In the sixth month the angel Gabriel was sent from God unto a city of Galilee, named Nazareth, To a virgin espoused to a man whose name was Joseph, of the house of David; and the virgin's name was Mary. And the angel came in unto her, and said, Hail, you that are highly favored, the Lord is with you: blessed are you among women. And Mary said, Behold the handmaid of the Lord; be it unto me according to your word. (Luke 1:26-28, 38).

Hanukkah is the Incarnation of Jesus Christ

Six months later in Kislev (December), Gabriel tells Mary that she would be the mother of the Messiah. She travels from Nazareth to the Jerusalem area to help her pregnant cousin, Elizabeth. Jesus Christ was not born in December but He was conceived on the Jewish feast of Hanukkah (25th of Kislev-2nd or 3rd of Tevet). In 8 BC, the 25th of Kislev (Hanukkah) starts on December 26/27 and the winter solstice is December 25 on the old Roman Julian calendar. December 26/27 Julian is December 24/25 Gregorian. We celebrate God with us. On the darkest day of the year, the Light of the World began.

Mary arose in those days, and went into the hill country with haste, into a city of Judah; And entered into the house of Zechariah, and saluted Elizabeth. And it came to pass, that, when Elizabeth heard the salutation of Mary, the babe leaped in her womb; and Elizabeth was filled with the Holy Spirit: And she spoke out with a loud voice, and said, Blessed are you among women, and blessed is the fruit of your womb (Luke 1:39-40, 41-42).

Mary said, My soul does magnify the Lord, And my spirit has rejoiced in God my Savior. For he has regarded the low estate of his handmaiden: for, behold, from henceforth all generations shall call me blessed. Mary abode with her about three months, and returned to her own house (Luke 1:46-48, 56).

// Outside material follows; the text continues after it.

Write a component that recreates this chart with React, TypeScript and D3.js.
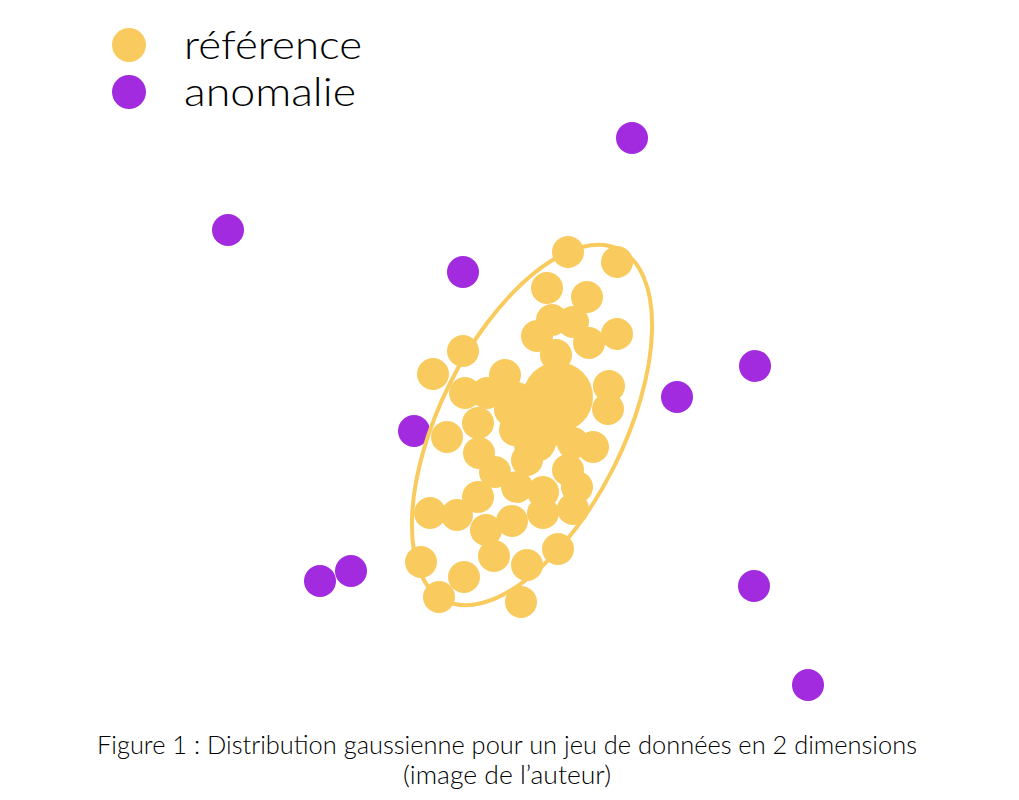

April 7 BC - The Birth of John the Baptist

Now Elizabeth's full time came that she should be delivered; and she brought forth a son. Zechariah was filled with the Holy Spirit, and prophesied, saying, Blessed be the Lord God of Israel; for he has visited and redeemed his people, And has raised up an horn of salvation for us in the house of his servant David (Luke 1:57, 67-69).

John the Baptist was born during Passover. Jewish tradition leaves a seat for Elijah at Passover which John the Baptist filled.

Spring of 7 BC - Joseph and Mary

Mary was espoused to Joseph, before they came together, she was found with child of the Holy Spirit. Then Joseph her husband, being a just man, and not willing to make her a public example, was minded to put her away privately. But while he thought on these things, behold, the angel of the Lord appeared unto him in a dream, saying, Joseph, son of David, fear not to take unto you Mary your wife: for that which is conceived in her is of the Holy Spirit. And she shall bring forth a son, and you shalt call his name Jesus: for he shall save his people from their sins (Matthew 1:18-19, 20-21).

Mary was engaged to be married but was pregnant with Jesus. Under Jewish law, a man had the right to stone the unfaithful fiancée. However, Joseph decided to quitely cancel their engagement. After an angel appeared in a dream, Joseph took Mary to be his wife and Jesus as his son.